Monday, February 3, 2014

Towering Torrione

~ Galatrona Tower at Petrolo: Image courtesy of Marco Maestri ~

Petrolo has Roman origins.  In fact, the original settlers on what is the estate today, hailed from Rome and were likely ancient Etruscans that migrated here some 3,000 years ago.  History that rich is hard to fathom let alone honor and continue.  However, when the estate was acquired in the 1940's by the Bazzocchi family, that's exactly what they set about to accomplish. 

Today, Fattoria Petrolo stands on pristine vineyards in central Tuscany and crafts wines that are some of the best in Italy. Indeed, Galatrona, the 100% pure Merlot which gets it's name from the tower that dominates the vineyards at Petrolo is one of the greatest Merlot in Italy. With the spotlight shining so brightly on Galatrona, the subject of this article is often overlooked. And what a mistake that is! 

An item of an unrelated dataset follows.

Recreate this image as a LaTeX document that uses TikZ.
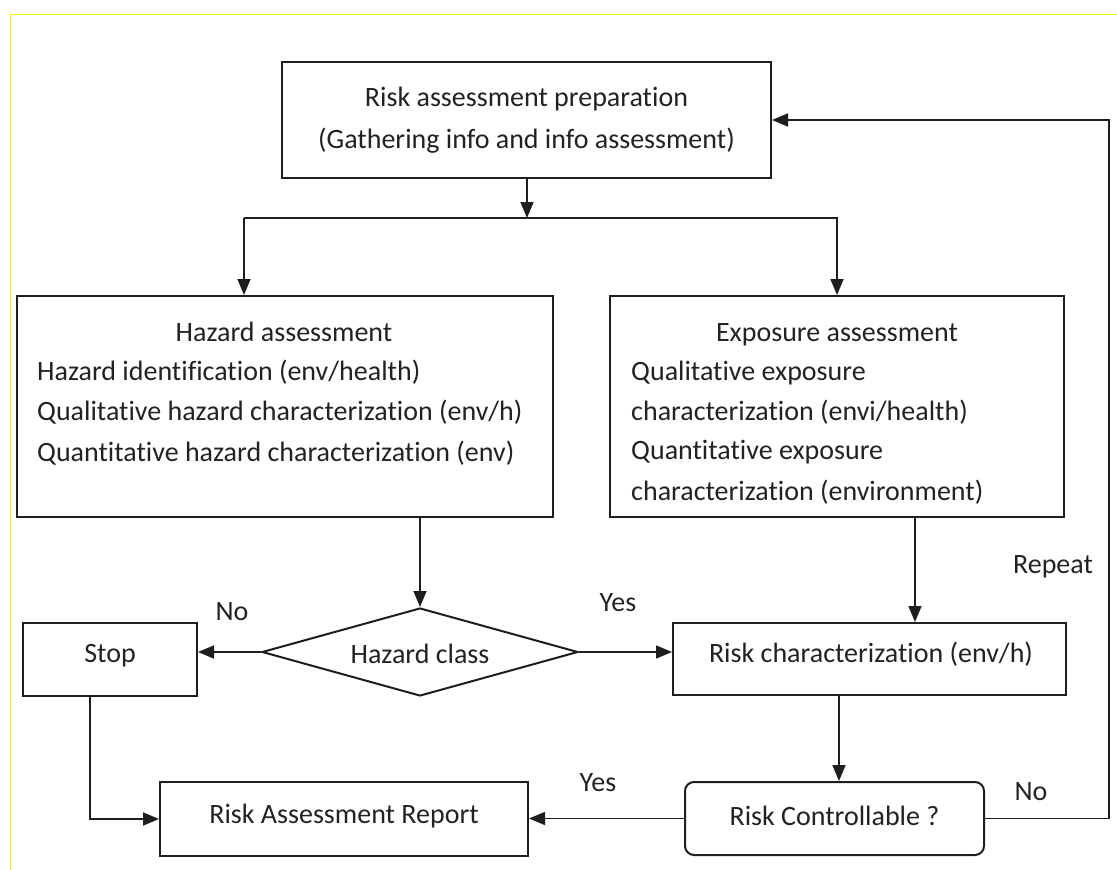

Despite some previous missteps with the 2010 vintage that I've documented - the wines are young and not showing well - I wanted to try the 2010 Torrione to gauge whether to add it to my cellar. In light of the tight 2010's I've tried, I decided to decant this for 2 hours prior to dinner and it clearly paid off.  

At initial blush, the wine was tight and lean and not very expressive.  However, by the time dinner rolled around, the wine had blossomed.  It's a dark violet in the glass and decanter. No sediment has formed at this time.  Aromas are pronounced with flowers, new leather and a massive core of crushed wild berry fruit.  On the palate, the wine is full bodied and tannic, but expertly crafted with a sensual texture that caresses.  The core of wild fruit is primary, but accented already with some anise and a touch of tobacco.  Torrione is 80% Sangiovese, 15% Merlot and 5% Cabernet Sauvignon.  It's aged in a combination of used barrique and ten year old Slavonian botte for a total of 15 months and then refined in bottle for about 6 months before release.  Very well done and yes, there's more in my cellar.  93 points, about $32. 

~ Sultry marriage of Sangiovese & Merlot ~

What are you waiting for?


  1. John, another wine that's on my list! Now I'm waiting for Italian month's 15% off :-)

  2. Dennis,

    It absolutely should be. When you consider that comparable wines - and there are many great ones - cost between $70-$120 this one is an absolute no brainer. And, this 2010 will have a long lusturous life.

    I'm going long.

  3. The 2007 Torrione is one of my personal favorites. Without the high rating of the 07 the 10 seems like a great value. Guess I'll have to get some :)

  4. Davey,

    I've spoken to Petolo's winemaker. Like most others in Tuscany, he is crazy about his 2010's. I've had a handful - Cepparello, etc.. and they seem tightly wound. Put them away or do a long decant. I think we'll be happy with these in time.